Struct types fall into two categories: Node structs which identify AST nodes, and Plain structs which identify simple structured collections of values which don't represent an AST node.

Type Groupings

It's useful to distinguish between different subgroups of types based on their contents and behaviour.

  1. Scalar Types

Scalar types are those that describe values which are terminal - they contain no children.

Scalar values are pure and have no distinct identity. Two identical scalar values occurring at different locations in the tree are treated as two copies of the underlying scalar value, not two references to the same scalar value.

  1. Composite Types

Composite types describe values which contain other values. This containment.

Composite values carry a unique identity. As the structure we are modeling is a tree, the a composite value can be referred to from exactly one location in the tree.

When the value being contained is a Node structure, then the contained value is described as a child, and the container described as the parent.

Trees

Under the above regimen, the tree structure we model is composed of scalar values at the leaves, and composite values at inner nodes.

Edges

Every edge in the tree represents the containment of one value within the other. Edges are labeled by unsigned integers or names depending on whether they describe containment within an array or structure, respectively.

Array values implicitly contain a length value along an edge of the same name.

Values contained within an array are labeled by their position within the array (0 to length - 1).

Values contained within a struct are labeled by the name of their field.

We consider a "typed edge" as a pair:

  TypedEdge = (ContainerType, EdgeName)

where ContainerType identifies the composite type for the container and Edge identifies the name of the edge from the container to a contained value.

For example: the typed edge identifying the value at index 5 in an array of type Array<Uint> would be (Array<Uint>, 5).

A given value matches an edge if that value is contained along an edge with name EdgeName, within a composite value of type ContainerType.

Paths

A Path is a sequence of typed edges identifying a path in the tree.

  Path = TypedEdge[0..]

Every value in a tree is identified by a unique path.

A tree is said to contain a path if starting from the root value of the tree, the sequence of TypeEdges selects a valid path down the tree to some subtree.

The root value of an AST is associated with the empty path ([]).

Consider the following AST:

// Code: foo + bar.zoom

Script {
  statements: [
    ExpressionStatement {
      expression: BinaryExpression {
        operator: BinaryOperator.Add,
        left: IdentifierExpression {
          name: ident("foo")
        },
        right: StaticMemberExpression {
          object: IdentifierExpression {
            name: ident("bar")
          },
          property: prop("zoom")
        }
      }
    }
  ]
}

The path for the ident("bar") value would be:

[ (Script,                  "statements"),
  (Array<Statement>,        0),
  (ExpressionStatement,     "expression"),
  (BinaryExpression,        "right"),
  (StaticMemberExpression,  "object"),
  (IdentifierExpression,    "name")
]

Path Suffixes

A path suffix is some suffix of a sequence of paths (which makes them paths themsleves).

The path suffix of length K for a given element identifies some path from a containing subtree to a value.

From the example above, the path suffix of length 2 for the same ident("bar") element would be:

[ (StaticMemberExpression,  "object"),
  (IdentifierExpression,    "name")
]

This suffix identifies the path to the value within the subtree

StaticMemberExpression {
  object: IdentifierExpression {
    name: ident("bar")
  },
  property: prop("zoom")
}

String Values

There is no universal string type.
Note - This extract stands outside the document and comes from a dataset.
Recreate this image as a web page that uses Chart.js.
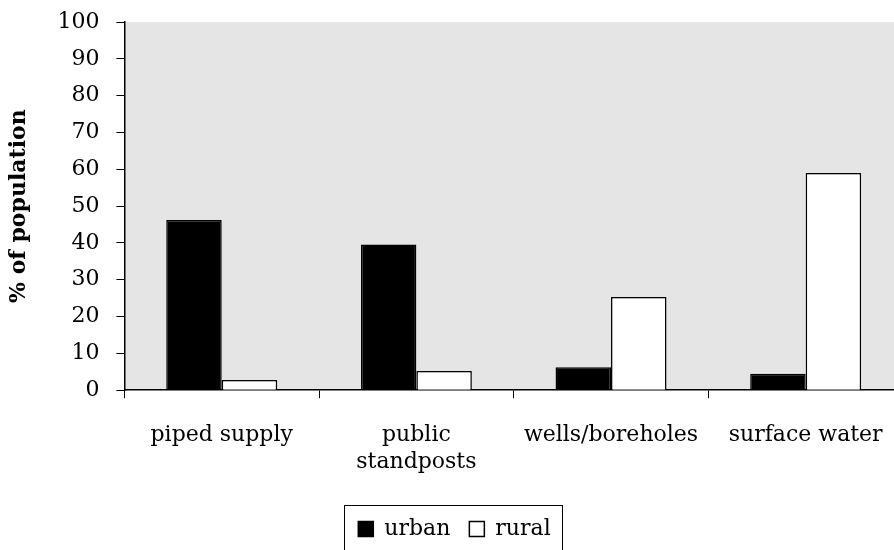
<!DOCTYPE html>
<html>
<head>
<meta charset="utf-8">
<script src="https://cdn.jsdelivr.net/npm/chart.js@4/dist/chart.umd.min.js"></script>
<style>
  html, body { margin: 0; padding: 0; background: #fff; overflow: hidden; }
  #wrap { width: 912px; height: 550px; position: relative; }
</style>
</head>
<body>
<div id="wrap"><canvas id="chart"></canvas></div>
<script>
const CATEGORIES = ['piped supply', ['public', 'standposts'], 'wells/boreholes', 'surface water'];
const URBAN = [46.2, 39.6, 6.2, 4.5];
const RURAL = [2.8, 5.2, 25.3, 59];
const Y_MIN = 0, Y_MAX = 100, Y_STEP = 10;

const SERIF = "'DejaVu Serif', serif";
const INK = '#000';
const PLOT_BG = '#e5e5e5';

// grey plot area + frame round the legend
const plotBg = {
  id: 'plotBg',
  beforeDraw(chart) {
    const { ctx, chartArea: a } = chart;
    ctx.save();
    ctx.fillStyle = PLOT_BG;
    ctx.fillRect(a.left, a.top, a.right - a.left, a.bottom - a.top);
    ctx.restore();
  },
  afterDraw(chart) {
    const lg = chart.legend;
    if (!lg || !lg.legendHitBoxes.length) return;
    const boxes = lg.legendHitBoxes;
    const left = boxes[0].left - 14;
    const right = boxes[boxes.length - 1].left + boxes[boxes.length - 1].width + 12;
    const top = boxes[0].top - 13;
    const { ctx } = chart;
    ctx.save();
    ctx.strokeStyle = INK;
    ctx.lineWidth = 1;
    ctx.strokeRect(Math.round(left) + 0.5, Math.round(top) + 0.5, Math.round(right - left), 80);
    ctx.restore();
  },
};

new Chart(document.getElementById('chart'), {
  type: 'bar',
  data: {
    labels: CATEGORIES,
    datasets: [
      { label: 'urban', data: URBAN, backgroundColor: INK, borderColor: INK, borderWidth: 1.5 },
      { label: 'rural', data: RURAL, backgroundColor: '#fff', borderColor: INK, borderWidth: 1.5 },
    ],
  },
  options: {
    responsive: true, maintainAspectRatio: false, animation: false,
    barPercentage: 1, categoryPercentage: 0.57,
    layout: { padding: { top: 22, right: 9, bottom: 0, left: 6 } },
    plugins: {
      tooltip: { enabled: false },
      legend: {
        position: 'bottom',
        labels: {
          color: INK, font: { family: SERIF, size: 22 },
          boxWidth: 15, boxHeight: 15, padding: 19, useBorderRadius: false,
        },
      },
    },
    scales: {
      x: {
        grid: { drawOnChartArea: false, drawTicks: true, tickLength: 8, color: INK, offset: true },
        border: { color: INK, width: 1.5 },
        ticks: { color: INK, font: { family: SERIF, size: 22, lineHeight: 1.2 }, padding: 24, maxRotation: 0, autoSkip: false },
      },
      y: {
        min: Y_MIN, max: Y_MAX,
        afterFit(scale) { scale.paddingTop = 0; scale.paddingBottom = 0; },
        grid: { drawOnChartArea: false, drawTicks: true, tickLength: 8, color: INK },
        border: { color: INK, width: 1.5 },
        ticks: { stepSize: Y_STEP, color: INK, font: { family: SERIF, size: 22 }, padding: 17 },
        title: {
          display: true, text: '% of population', color: INK,
          font: { family: SERIF, size: 22, weight: 'bold' },
          padding: { top: 0, bottom: 8 },
        },
      },
    },
  },
  plugins: [plotBg],
});
</script>
</body>
</html>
Instead each tree schema must define a collection of distinguished string types, each tagged with a unique name.

These string type tags serve to classify strings for different purposes within the tree, allowing for different policy treatments of strings based on category.

This decision allows us to avoid pattern-matching on subtrees simply to identify the role of a string (e.g. a property name, identifier, literal string, interpolated string fragment, etc.).

All unique string values are organized into a string table, and strings in the content replaced by references into this table.